Level Term Life Insurance

With level term life insurance, the death benefit remains the same the entire life of the policy. Common terms include five, 10, 15, 20, 25 and 30 years. Alternatively, a policy might last until the insured reaches a certain age, such as 65. The premiums will also remain constant throughout the term. Every policy aspect will be the same in its final year as in its first year.

Decreasing Term Life Insurance

With a decreasing term policy, the death benefit will decrease incrementally each year. Although your premiums will stay the same, the death benefit will be significantly lower in the final year than in the first year. This can be an economical choice if your main purpose is to cover a business loan or a mortgage since the balance of those loans will also decrease over time. Decreasing term policies cost less than their level term counterparts.

Renewable Term Life Insurance

With renewable term life insurance, you have the option to renew your policy when the term expires. This spares you the hassle of reapplying, which could mean undergoing a new medical exam. However, your renewed policy will likely feature higher premiums and a shorter term — often as short as a single year. A renewable term policy makes the most sense as a temporary measure until your health and income enable you to purchase a better policy.

Convertible Term Life Insurance

With convertible term life insurance, you can convert your policy from term to whole life insurance in the future. Typically, you can choose when to make this change, though some restrictions may apply. When you convert the policy, your new premiums will be based on your current age but your past health. Rather than requiring a new medical exam, the life insurance company will use the health information provided when you originally enrolled.

Return of Premium Term Life Insurance

Traditionally, policyholders who outlive the term of their life insurance policy do not receive any refund. However, some insurance companies now offer return of premium (ROP) insurance, albeit at higher rates than regular term policies. With an ROP policy, the insurance company will refund some or all of your premium payments if you are alive at the end of the policy term. As a result, ROP insurance can serve as both life insurance and a type of savings account.

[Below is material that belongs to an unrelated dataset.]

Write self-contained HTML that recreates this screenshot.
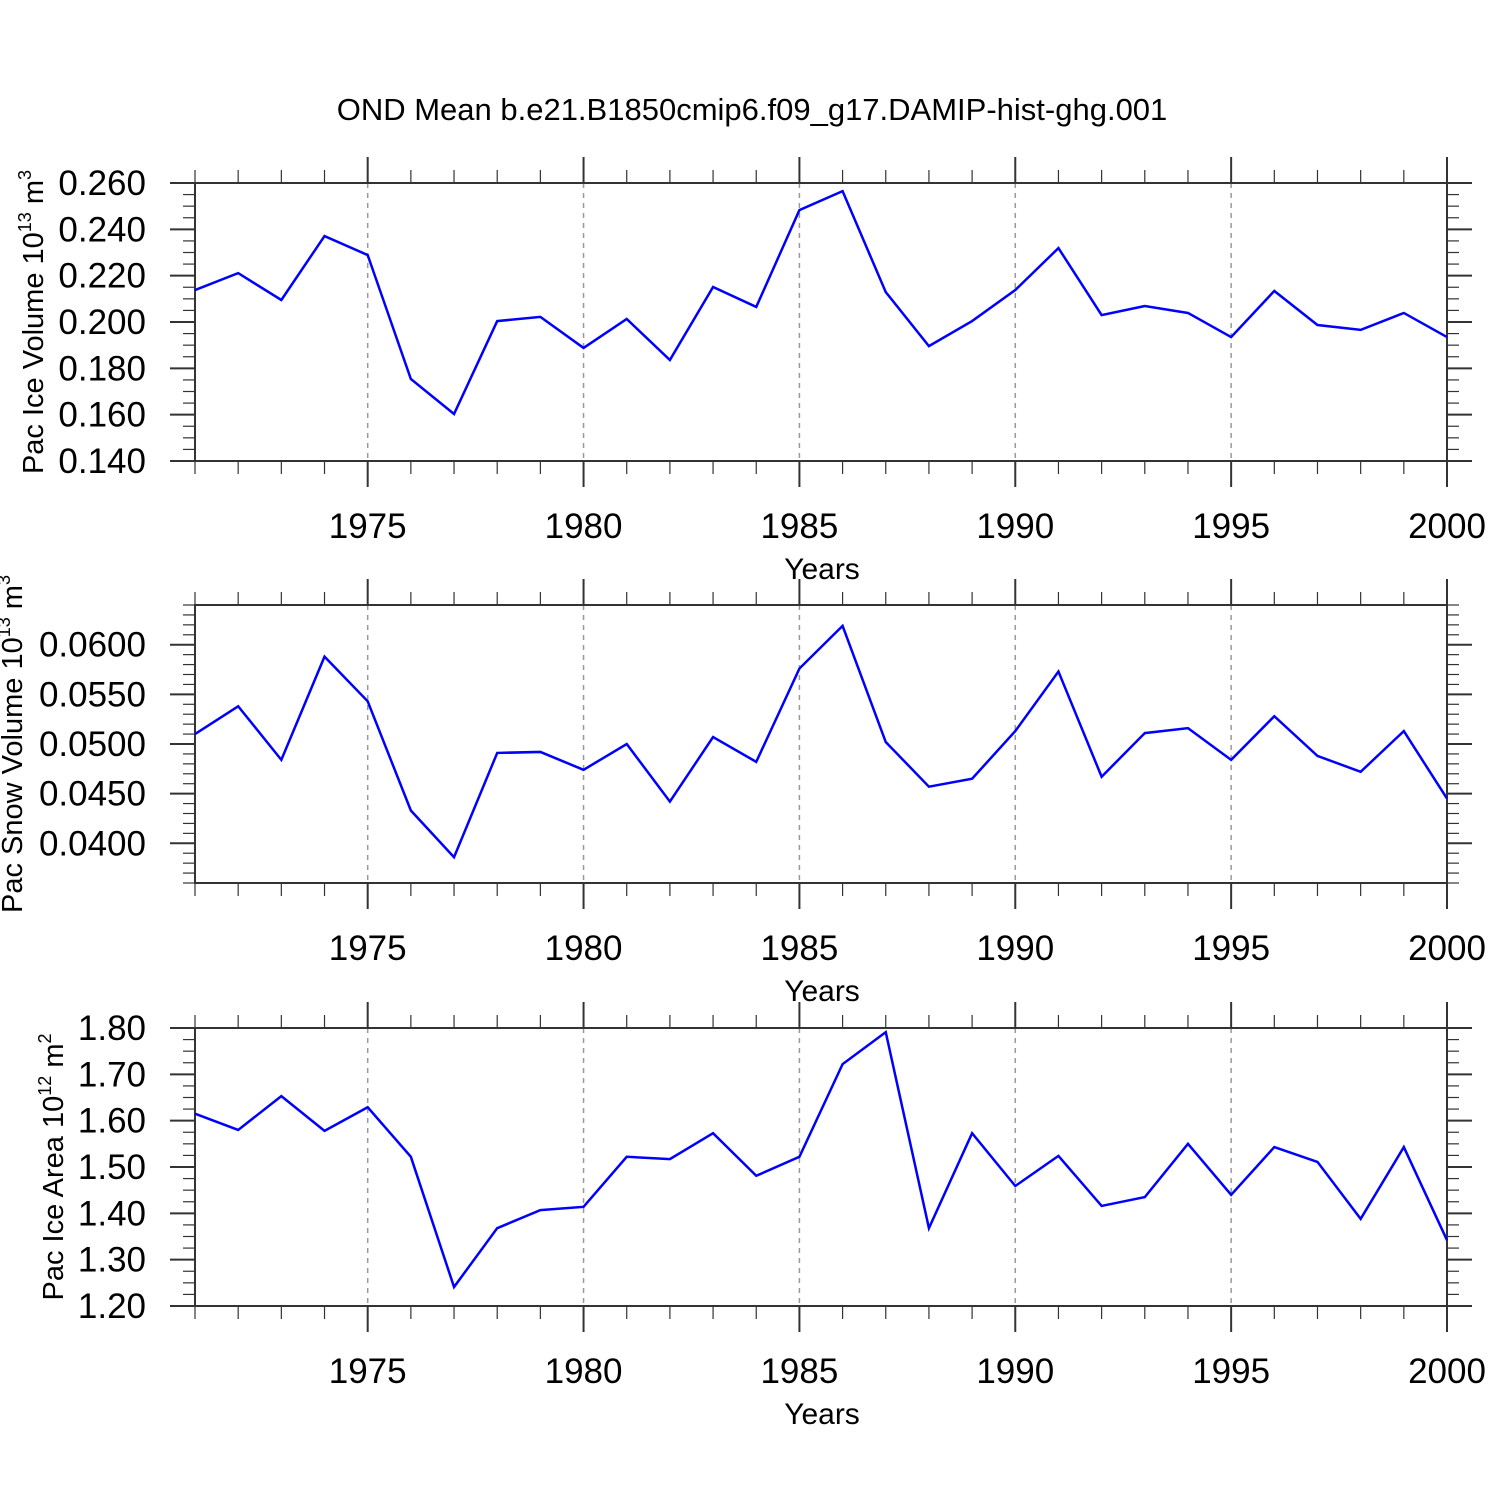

Group and Supplemental Life Insurance

The group and supplemental life insurance provided by or purchased through your employer is most often a form of term life insurance. Rather than offering coverage for a certain number of years, these policies only last until you either leave or lose your current job. As a result, you may not want to rely on them as your sole source of coverage.

Typically, your employer will cover the premium for your group life insurance policy. You can pay for supplemental life insurance yourself if you want more coverage. These policies tend to cost less than other life insurance options, but the death benefit may not be enough to cover your full life insurance needs.

Mortgage or Credit Life Insurance

Mortgage life insurance and credit life insurance have a more targeted purpose than other policies. Rather than lasting a specific number of years, they remain in effect until the loan is paid off. As the loan balance decreases, so does the death benefit. In this way, they resemble decreasing term policies.

These policies do not require a medical exam, and you can wrap the premiums into your loan payments. Although they are meant to protect your spouse, business partner, or another cosigner or joint owner from having to cover the debt on their own, the lender is the beneficiary. The payout will equal the remaining loan balance and go directly to the lender.